[Start of PROVIDED RECORDS]

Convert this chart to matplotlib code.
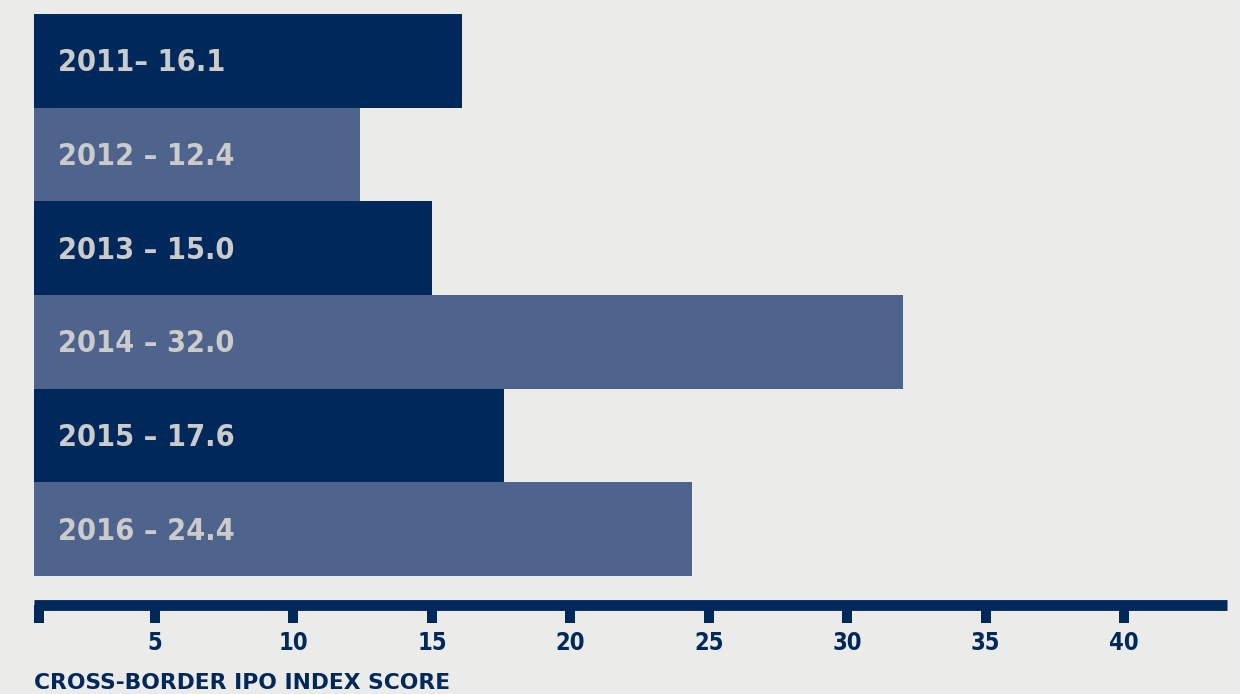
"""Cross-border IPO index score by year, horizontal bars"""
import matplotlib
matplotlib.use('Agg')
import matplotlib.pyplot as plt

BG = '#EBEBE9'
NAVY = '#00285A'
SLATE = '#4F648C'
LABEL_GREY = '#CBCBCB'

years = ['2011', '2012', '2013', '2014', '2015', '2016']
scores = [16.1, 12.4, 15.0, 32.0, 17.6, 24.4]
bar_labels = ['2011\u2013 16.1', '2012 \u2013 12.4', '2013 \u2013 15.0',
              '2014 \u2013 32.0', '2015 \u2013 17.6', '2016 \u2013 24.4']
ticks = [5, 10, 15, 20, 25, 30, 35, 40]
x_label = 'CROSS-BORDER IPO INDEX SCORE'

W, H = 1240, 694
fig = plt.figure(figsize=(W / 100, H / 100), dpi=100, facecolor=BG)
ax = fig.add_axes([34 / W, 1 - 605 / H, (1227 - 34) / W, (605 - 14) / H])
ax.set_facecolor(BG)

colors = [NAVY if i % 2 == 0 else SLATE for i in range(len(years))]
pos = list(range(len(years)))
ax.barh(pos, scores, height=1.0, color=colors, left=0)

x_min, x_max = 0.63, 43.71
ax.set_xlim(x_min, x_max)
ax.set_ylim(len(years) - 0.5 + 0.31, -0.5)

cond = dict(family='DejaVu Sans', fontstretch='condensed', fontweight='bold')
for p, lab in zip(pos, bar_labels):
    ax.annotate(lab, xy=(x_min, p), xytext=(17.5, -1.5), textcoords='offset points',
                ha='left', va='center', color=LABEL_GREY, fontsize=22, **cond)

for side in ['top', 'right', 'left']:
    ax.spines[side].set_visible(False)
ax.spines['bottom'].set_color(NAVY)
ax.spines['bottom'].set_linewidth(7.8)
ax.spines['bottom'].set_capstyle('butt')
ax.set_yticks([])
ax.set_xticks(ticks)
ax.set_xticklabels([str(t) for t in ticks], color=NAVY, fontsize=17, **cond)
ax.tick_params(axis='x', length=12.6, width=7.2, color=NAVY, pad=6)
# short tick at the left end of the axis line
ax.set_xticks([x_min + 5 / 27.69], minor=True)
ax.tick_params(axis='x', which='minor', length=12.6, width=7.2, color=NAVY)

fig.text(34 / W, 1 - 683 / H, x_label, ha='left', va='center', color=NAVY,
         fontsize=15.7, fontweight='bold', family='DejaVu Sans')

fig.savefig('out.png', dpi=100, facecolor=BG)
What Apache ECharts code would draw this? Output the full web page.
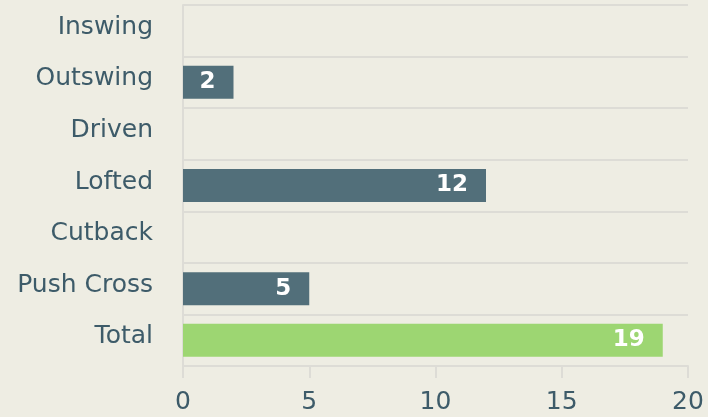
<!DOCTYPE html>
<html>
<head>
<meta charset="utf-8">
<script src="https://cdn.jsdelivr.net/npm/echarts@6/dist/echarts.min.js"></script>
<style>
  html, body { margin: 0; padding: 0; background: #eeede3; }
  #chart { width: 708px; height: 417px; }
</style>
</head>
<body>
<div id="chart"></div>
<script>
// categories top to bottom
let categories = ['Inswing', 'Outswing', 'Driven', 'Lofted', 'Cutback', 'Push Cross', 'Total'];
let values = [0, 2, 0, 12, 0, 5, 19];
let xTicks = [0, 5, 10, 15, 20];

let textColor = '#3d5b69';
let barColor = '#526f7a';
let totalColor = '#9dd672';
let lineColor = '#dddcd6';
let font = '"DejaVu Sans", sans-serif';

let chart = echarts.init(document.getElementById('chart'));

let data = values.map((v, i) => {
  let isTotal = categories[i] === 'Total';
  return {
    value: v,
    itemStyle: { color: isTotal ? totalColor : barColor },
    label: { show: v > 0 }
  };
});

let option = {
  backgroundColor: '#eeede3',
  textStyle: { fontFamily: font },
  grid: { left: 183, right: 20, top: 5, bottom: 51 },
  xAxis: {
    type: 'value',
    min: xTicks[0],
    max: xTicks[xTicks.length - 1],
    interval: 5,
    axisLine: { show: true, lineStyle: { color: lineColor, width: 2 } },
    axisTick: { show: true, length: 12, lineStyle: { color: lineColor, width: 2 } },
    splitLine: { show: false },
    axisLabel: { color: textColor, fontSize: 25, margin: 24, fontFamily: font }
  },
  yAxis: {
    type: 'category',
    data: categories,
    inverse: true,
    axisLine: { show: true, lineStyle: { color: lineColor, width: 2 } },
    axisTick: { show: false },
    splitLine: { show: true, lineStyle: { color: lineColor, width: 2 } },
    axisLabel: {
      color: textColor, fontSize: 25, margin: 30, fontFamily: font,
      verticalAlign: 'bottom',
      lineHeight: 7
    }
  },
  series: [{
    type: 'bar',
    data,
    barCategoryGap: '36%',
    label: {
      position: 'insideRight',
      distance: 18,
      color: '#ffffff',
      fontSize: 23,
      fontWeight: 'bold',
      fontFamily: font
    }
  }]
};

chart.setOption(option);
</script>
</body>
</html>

[End of PROVIDED RECORDS]
[Start of PROVIDED RECORDS]

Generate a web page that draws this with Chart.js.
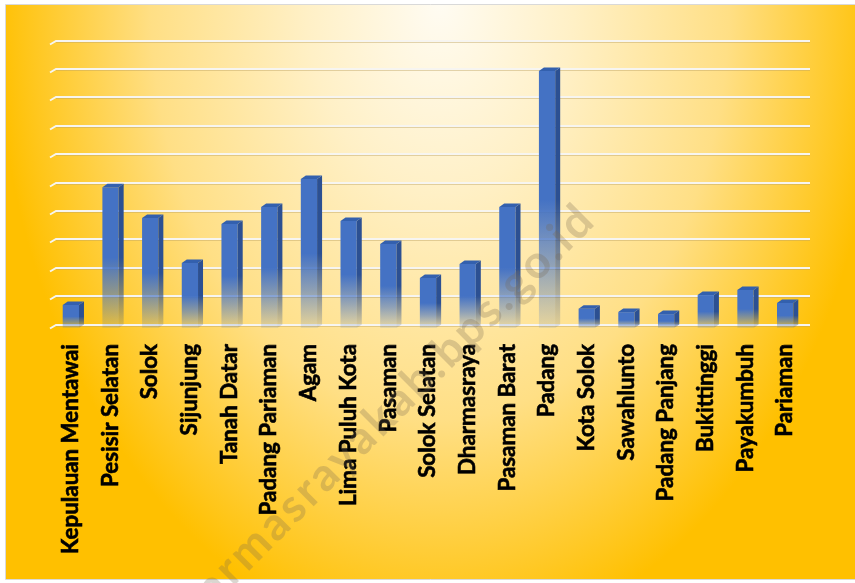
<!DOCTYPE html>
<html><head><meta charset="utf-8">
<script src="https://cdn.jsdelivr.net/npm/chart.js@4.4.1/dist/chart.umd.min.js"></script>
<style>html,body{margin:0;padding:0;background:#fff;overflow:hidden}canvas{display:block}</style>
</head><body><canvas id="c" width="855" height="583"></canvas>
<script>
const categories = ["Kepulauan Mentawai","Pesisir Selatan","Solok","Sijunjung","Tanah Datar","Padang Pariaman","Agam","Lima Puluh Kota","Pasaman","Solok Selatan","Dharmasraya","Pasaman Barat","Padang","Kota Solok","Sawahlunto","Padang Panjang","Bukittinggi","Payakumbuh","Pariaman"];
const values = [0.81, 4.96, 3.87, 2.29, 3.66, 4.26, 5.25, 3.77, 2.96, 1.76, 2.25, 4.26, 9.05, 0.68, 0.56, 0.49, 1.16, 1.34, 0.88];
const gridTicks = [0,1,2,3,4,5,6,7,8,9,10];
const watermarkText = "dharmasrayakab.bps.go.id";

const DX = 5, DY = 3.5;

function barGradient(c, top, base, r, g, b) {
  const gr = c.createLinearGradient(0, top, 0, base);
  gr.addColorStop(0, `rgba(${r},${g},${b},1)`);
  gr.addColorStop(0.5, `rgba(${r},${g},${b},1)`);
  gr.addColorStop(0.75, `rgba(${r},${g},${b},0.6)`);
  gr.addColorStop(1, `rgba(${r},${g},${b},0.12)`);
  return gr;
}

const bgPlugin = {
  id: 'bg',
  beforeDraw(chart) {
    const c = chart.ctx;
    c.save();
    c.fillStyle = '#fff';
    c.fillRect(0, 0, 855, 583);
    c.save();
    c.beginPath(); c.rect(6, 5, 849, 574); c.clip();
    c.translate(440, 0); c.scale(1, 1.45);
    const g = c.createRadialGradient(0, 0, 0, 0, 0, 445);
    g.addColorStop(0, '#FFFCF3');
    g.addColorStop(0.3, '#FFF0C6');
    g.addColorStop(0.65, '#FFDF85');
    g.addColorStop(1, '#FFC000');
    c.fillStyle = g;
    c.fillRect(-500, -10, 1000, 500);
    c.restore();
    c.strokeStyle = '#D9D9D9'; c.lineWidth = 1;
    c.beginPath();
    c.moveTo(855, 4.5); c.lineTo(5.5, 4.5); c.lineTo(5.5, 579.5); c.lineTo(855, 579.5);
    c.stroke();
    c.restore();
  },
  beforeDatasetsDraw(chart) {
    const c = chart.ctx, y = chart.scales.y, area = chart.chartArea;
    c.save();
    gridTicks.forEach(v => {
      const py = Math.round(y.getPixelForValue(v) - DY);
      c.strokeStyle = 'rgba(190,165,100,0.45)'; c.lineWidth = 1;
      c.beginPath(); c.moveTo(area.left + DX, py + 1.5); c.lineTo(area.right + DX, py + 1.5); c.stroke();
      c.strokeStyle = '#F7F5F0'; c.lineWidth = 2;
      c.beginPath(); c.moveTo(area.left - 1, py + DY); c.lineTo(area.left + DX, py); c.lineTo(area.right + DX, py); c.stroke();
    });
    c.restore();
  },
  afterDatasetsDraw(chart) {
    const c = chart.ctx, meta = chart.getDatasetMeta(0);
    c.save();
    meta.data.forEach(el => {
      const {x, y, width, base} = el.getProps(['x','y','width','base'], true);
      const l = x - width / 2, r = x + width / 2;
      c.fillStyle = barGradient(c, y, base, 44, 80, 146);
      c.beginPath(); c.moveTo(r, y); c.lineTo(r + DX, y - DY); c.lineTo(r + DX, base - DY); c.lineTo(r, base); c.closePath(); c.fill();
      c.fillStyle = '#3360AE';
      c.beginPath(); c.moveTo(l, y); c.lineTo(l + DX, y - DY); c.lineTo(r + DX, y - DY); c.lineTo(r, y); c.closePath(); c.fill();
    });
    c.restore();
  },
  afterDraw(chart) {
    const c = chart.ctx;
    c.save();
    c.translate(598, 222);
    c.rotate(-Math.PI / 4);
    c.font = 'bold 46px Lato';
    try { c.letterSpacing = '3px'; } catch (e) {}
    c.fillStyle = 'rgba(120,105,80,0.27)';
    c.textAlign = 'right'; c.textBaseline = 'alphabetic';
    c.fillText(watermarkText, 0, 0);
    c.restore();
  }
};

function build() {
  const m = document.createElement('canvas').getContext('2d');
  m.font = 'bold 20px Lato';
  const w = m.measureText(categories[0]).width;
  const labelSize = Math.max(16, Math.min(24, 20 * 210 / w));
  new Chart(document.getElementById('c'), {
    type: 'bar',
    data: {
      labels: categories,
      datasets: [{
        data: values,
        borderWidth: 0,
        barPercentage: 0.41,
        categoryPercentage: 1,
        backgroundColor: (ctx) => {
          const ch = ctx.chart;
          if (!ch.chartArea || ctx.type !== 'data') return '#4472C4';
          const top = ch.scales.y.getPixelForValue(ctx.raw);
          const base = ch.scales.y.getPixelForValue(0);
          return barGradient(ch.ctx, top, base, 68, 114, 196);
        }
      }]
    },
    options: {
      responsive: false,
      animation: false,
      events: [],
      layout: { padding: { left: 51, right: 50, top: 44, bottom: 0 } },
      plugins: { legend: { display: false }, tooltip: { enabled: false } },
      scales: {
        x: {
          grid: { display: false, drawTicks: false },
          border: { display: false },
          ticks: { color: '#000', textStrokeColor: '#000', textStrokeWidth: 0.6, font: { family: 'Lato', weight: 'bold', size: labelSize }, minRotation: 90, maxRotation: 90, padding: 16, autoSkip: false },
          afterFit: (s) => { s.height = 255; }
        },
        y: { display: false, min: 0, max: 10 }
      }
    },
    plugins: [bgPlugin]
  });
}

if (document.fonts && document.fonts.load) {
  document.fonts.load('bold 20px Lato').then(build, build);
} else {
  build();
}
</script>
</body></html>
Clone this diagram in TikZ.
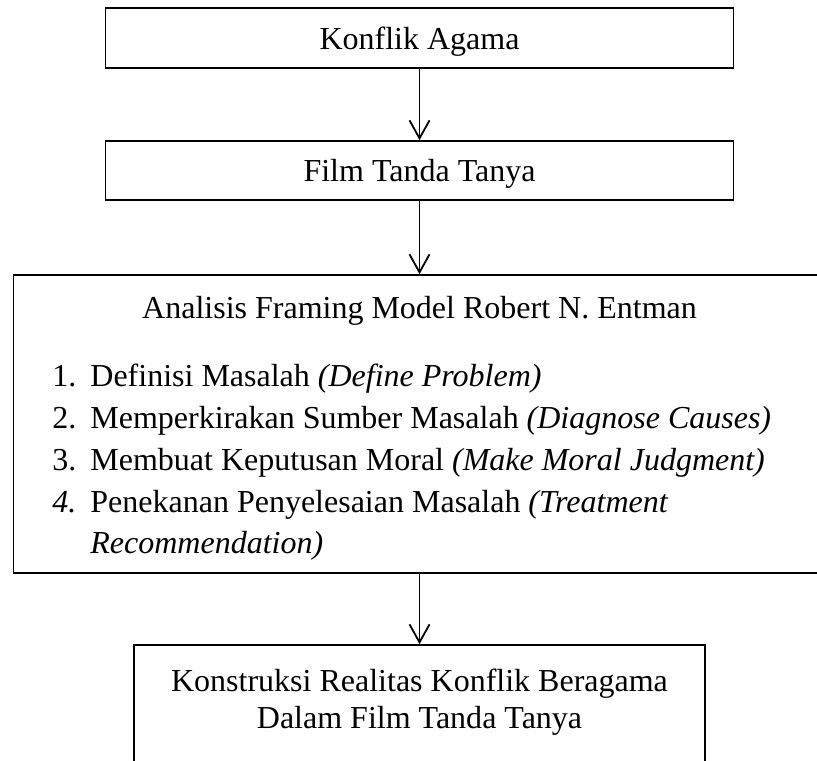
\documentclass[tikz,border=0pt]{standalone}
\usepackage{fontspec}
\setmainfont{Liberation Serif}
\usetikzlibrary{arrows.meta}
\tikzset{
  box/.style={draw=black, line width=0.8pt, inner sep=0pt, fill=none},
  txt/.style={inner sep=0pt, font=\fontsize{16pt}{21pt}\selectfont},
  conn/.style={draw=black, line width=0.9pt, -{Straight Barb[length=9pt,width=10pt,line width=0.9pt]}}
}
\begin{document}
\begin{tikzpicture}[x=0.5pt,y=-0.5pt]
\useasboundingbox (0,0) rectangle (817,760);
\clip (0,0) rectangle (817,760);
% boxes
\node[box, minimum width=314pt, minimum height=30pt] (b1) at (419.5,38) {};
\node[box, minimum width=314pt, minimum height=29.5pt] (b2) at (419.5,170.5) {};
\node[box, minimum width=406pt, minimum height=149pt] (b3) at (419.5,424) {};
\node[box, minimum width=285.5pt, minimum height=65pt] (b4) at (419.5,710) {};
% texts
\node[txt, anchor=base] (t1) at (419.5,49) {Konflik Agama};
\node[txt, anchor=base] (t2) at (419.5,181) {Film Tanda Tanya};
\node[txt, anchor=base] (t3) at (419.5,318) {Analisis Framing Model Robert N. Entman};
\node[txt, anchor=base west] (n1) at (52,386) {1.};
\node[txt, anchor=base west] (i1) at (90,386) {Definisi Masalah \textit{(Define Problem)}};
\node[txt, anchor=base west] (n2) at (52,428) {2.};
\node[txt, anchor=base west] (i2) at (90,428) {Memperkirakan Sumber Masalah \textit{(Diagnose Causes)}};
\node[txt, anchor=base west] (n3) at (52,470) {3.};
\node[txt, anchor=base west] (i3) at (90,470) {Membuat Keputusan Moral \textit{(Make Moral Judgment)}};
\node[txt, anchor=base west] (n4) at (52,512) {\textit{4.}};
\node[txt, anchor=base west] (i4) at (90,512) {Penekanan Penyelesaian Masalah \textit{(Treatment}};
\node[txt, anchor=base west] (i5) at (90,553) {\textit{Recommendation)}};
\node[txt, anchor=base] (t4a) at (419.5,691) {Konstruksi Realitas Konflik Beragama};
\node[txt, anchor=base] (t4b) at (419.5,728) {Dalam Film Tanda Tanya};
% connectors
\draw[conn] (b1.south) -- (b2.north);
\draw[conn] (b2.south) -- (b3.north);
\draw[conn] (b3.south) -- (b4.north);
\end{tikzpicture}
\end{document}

[End of PROVIDED RECORDS]

SHORT EXERCISE:
Copy out every line in the listing where the word "this" appears.

ANSWER TO THE TASK:
Convert this chart to matplotlib code.
What Apache ECharts code would draw this? Output the full web page.
Generate a web page that draws this with Chart.js.
Clone this diagram in TikZ.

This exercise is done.